Utilizing Masking in Pandas to Return a New Indexed DataFrame

💡 Problem Formulation: When working with data in Pandas, we often need to create a subset of data based on certain conditions, masking some values while keeping others intact. The objective is to then retrieve a refreshed DataFrame with a new index that corresponds to the unmasked values. For instance, given a DataFrame with integers, we might want to mask all values less than 5 and derive the new indexed DataFrame that includes only the remaining values.
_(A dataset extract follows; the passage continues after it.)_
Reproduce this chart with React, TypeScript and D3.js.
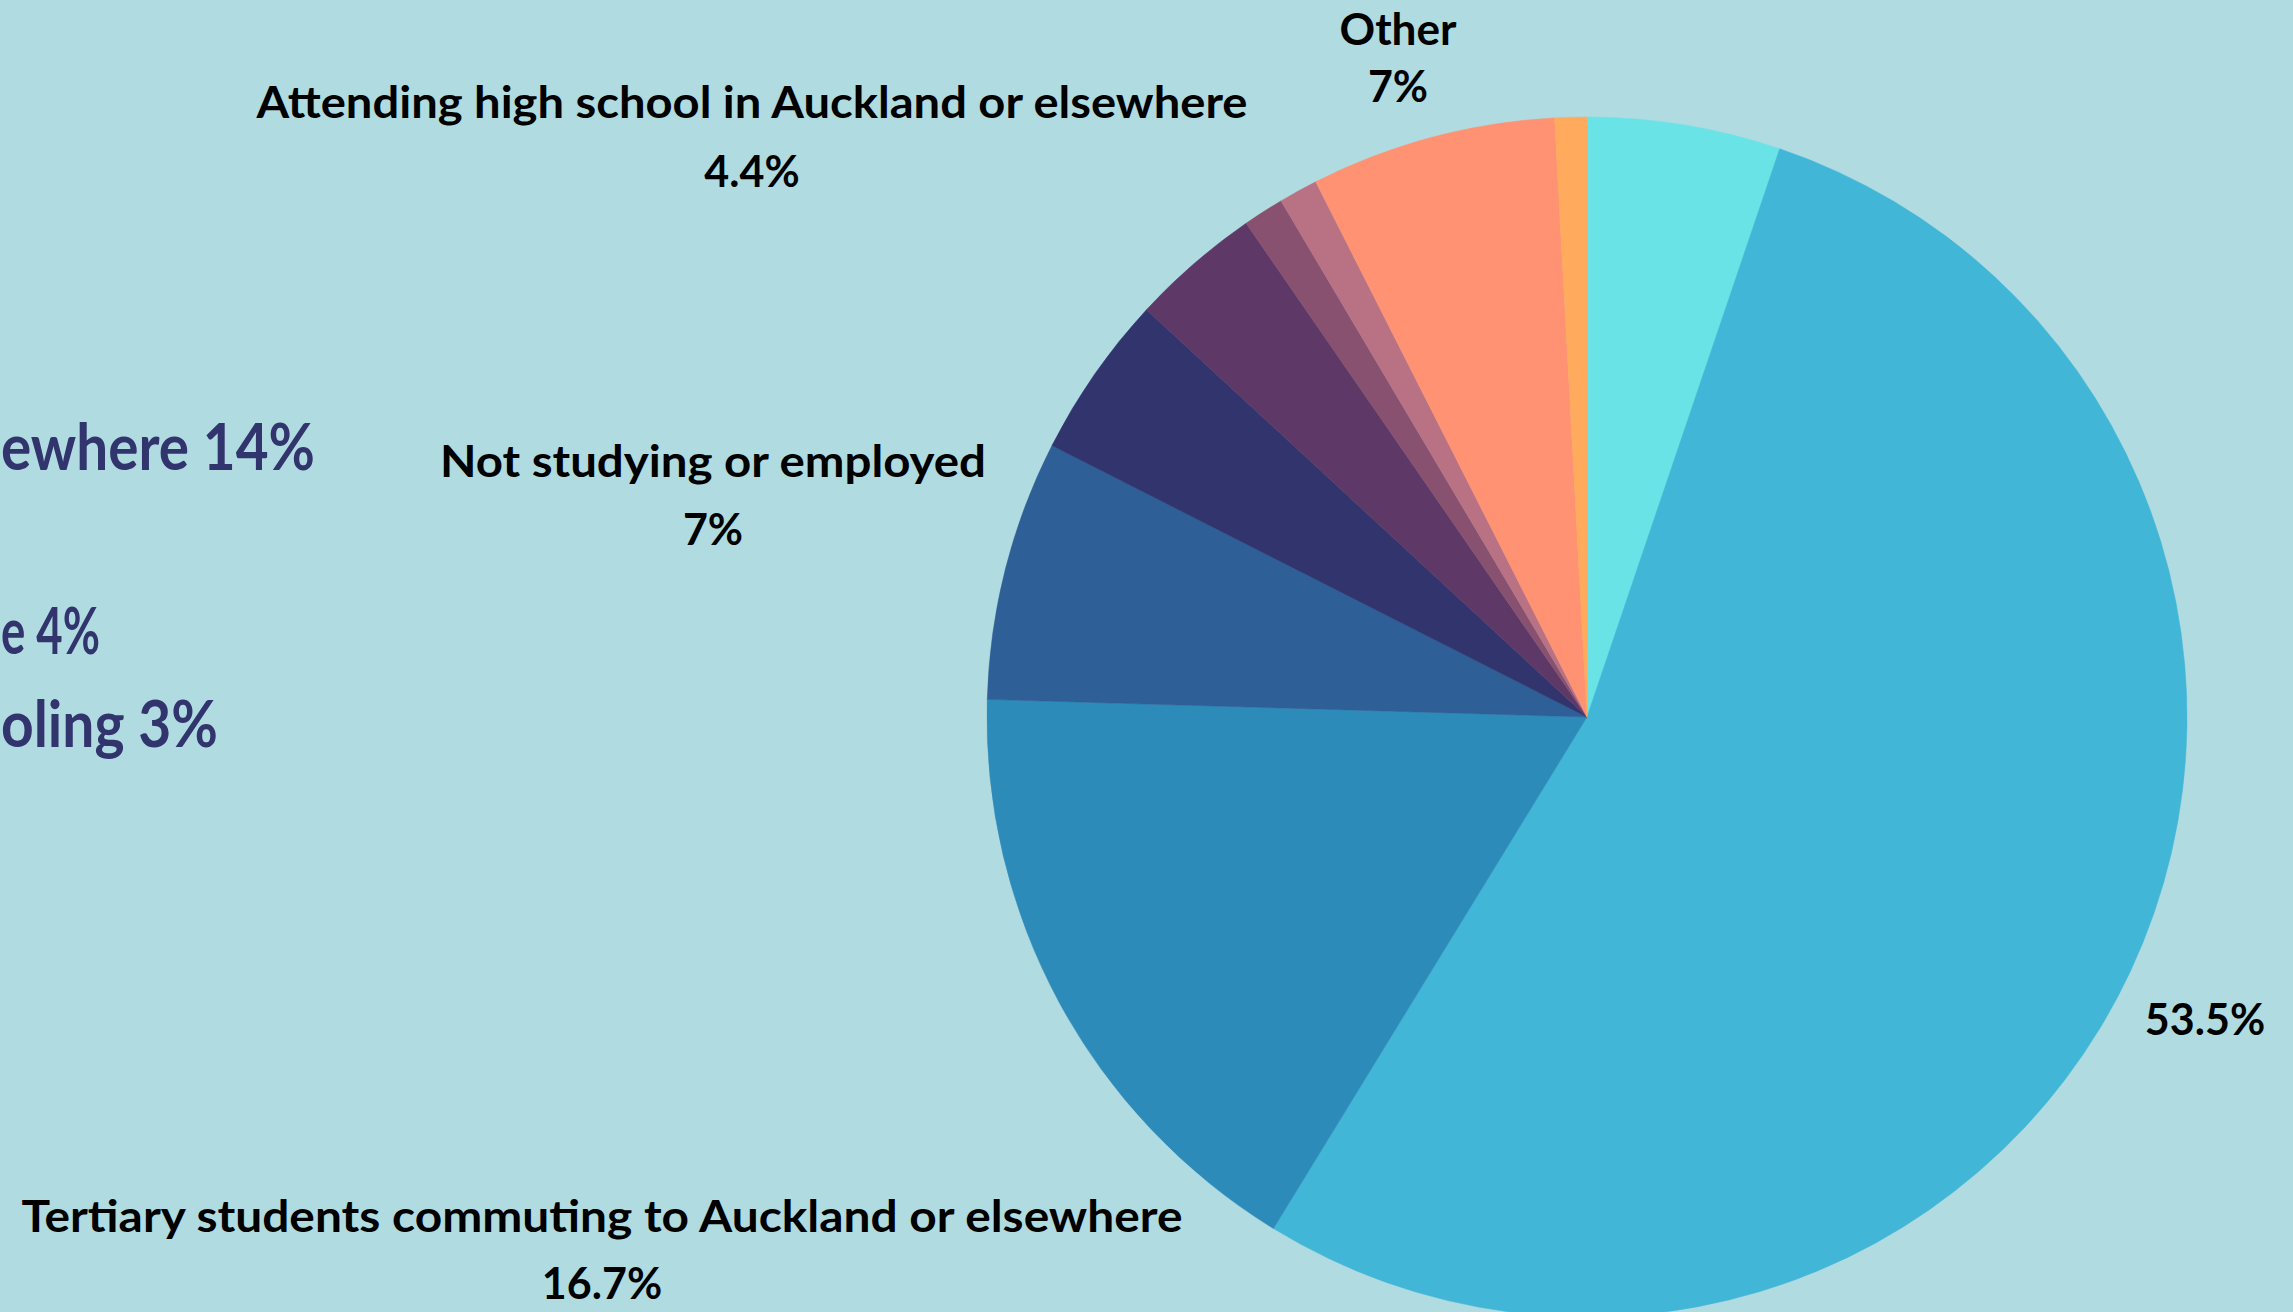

Method 1: Boolean Masking and Reset Index

This method involves using a boolean mask to filter the DataFrame and then resetting the index to get a new index with only the unmasked values. The mask() function is used to apply the condition and the dropna() function drops the masked rows, followed by reset_index() which refreshes the DataFrame’s index.

Here’s an example:

import pandas as pd

# Create a DataFrame
df = pd.DataFrame({'values': [1, 7, 3, 9]})

# Mask values less than 5 and reset index
new_df = df['values'].mask(df['values'] < 5).dropna().reset_index(drop=True)

print(new_df)

The output:

0    7.0
1    9.0
Name: values, dtype: float64

In the example above, the mask() function nullifies the values less than 5. The subsequent dropna() then removes these nullified rows, and reset_index(drop=True) assigns a new index to the resulting Series without adding the old index as a column.

Method 2: .loc[] with Boolean Masking

The second method uses the .loc[] accessor of Pandas DataFrame along with a boolean series to select unmasked rows directly and then applies reset_index(drop=True) to reindex the DataFrame. This method is more straightforward and can often be faster than using mask() and dropna().

Here’s an example:

import pandas as pd

# Create a DataFrame
df = pd.DataFrame({'values': [2, 8, 4, 10]})

# Use .loc[] to create a new DataFrame with values >= 5
new_df = df.loc[df['values'] >= 5].reset_index(drop=True)

print(new_df)

The output:

   values
0       8
1      10

The code snippet uses .loc[] to directly filter out the rows with ‘values’ less than 5. By resetting the index, we get a new DataFrame with only the unmasked rows and a clean sequential index.

Method 3: Query Method

Pandas query() method provides a powerful way to filter data using string expressions. It’s often more readable compared to boolean indexing. After filtering with query(), we again use reset_index() to return a fresh index.

Here’s an example:

import pandas as pd

# Create DataFrame
df = pd.DataFrame({'values': [5, 1, 6, 2]})

# Query the DataFrame
new_df = df.query('values >= 5').reset_index(drop=True)

print(new_df)

The output:

   values
0       5
1       6

This snippet uses the query() method to select rows where ‘values’ are equal to or greater than 5. This method is particularly useful for filtering complex dataFrame without complex python code.

Method 4: Combining where() and dropna()

The where() function is similar to mask(), but keeps the original objects where the condition is False. The dropna() is then used to drop rows with NaN values resulting from the where() condition, and reset_index() to get a new index.

Here’s an example:

import pandas as pd

# Create DataFrame
df = pd.DataFrame({'values': [9, 3, 7, 1]})

# Apply where() and drop resulting NaN values
new_df = df['values'].where(df['values'] >= 5).dropna().reset_index(drop=True)

print(new_df)

The output:

0    9.0
1    7.0
Name: values, dtype: float64

This snippet utilizes the where() function to retain all the values in the DataFrame that are greater to or equal to 5, while replacing the rest with NaN. After dropping these NaN values, we obtain a clean indexed Series of the unmasked values.

Bonus One-Liner Method 5: List Comprehension with Reindexing

A Pythonic way to filter and reindex at the same time is using list comprehension to create a new list that satisfies the condition and then converting it back to a DataFrame.

Here’s an example:

import pandas as pd

# Create a DataFrame
df = pd.DataFrame({'values': [4, 10, 2, 8]})

# Use list comprehension and create a new DataFrame
new_df = pd.DataFrame([value for value in df['values'] if value >= 5])

print(new_df)

The output:

    0
0  10
1   8

The code demonstrates a one-liner way to filter out values using list comprehension and then directly creating a new DataFrame which automatically gets a new index.

Summary/Discussion

Method 1: Boolean Masking and Reset Index. Simple to use and understand. Can be less performant with very large DataFrames due to chaining methods.
Method 2: .loc[] with Boolean Masking. Offers readability and is often more efficient than Method 1. However, it requires some familiarity with Pandas indexing.
Method 3: Query Method. Provides clear syntax for complex filtering, but might be slightly slower due to string parsing.
Method 4: Combining where() and dropna(). It’s a less common approach but it mirrors SQL-like filtering for those familiar with SQL querying.
Bonus Method 5: List Comprehension with Reindexing. Very Pythonic and concise. However, it might not be as readable for people new to Python and has less Pandas feature utilization.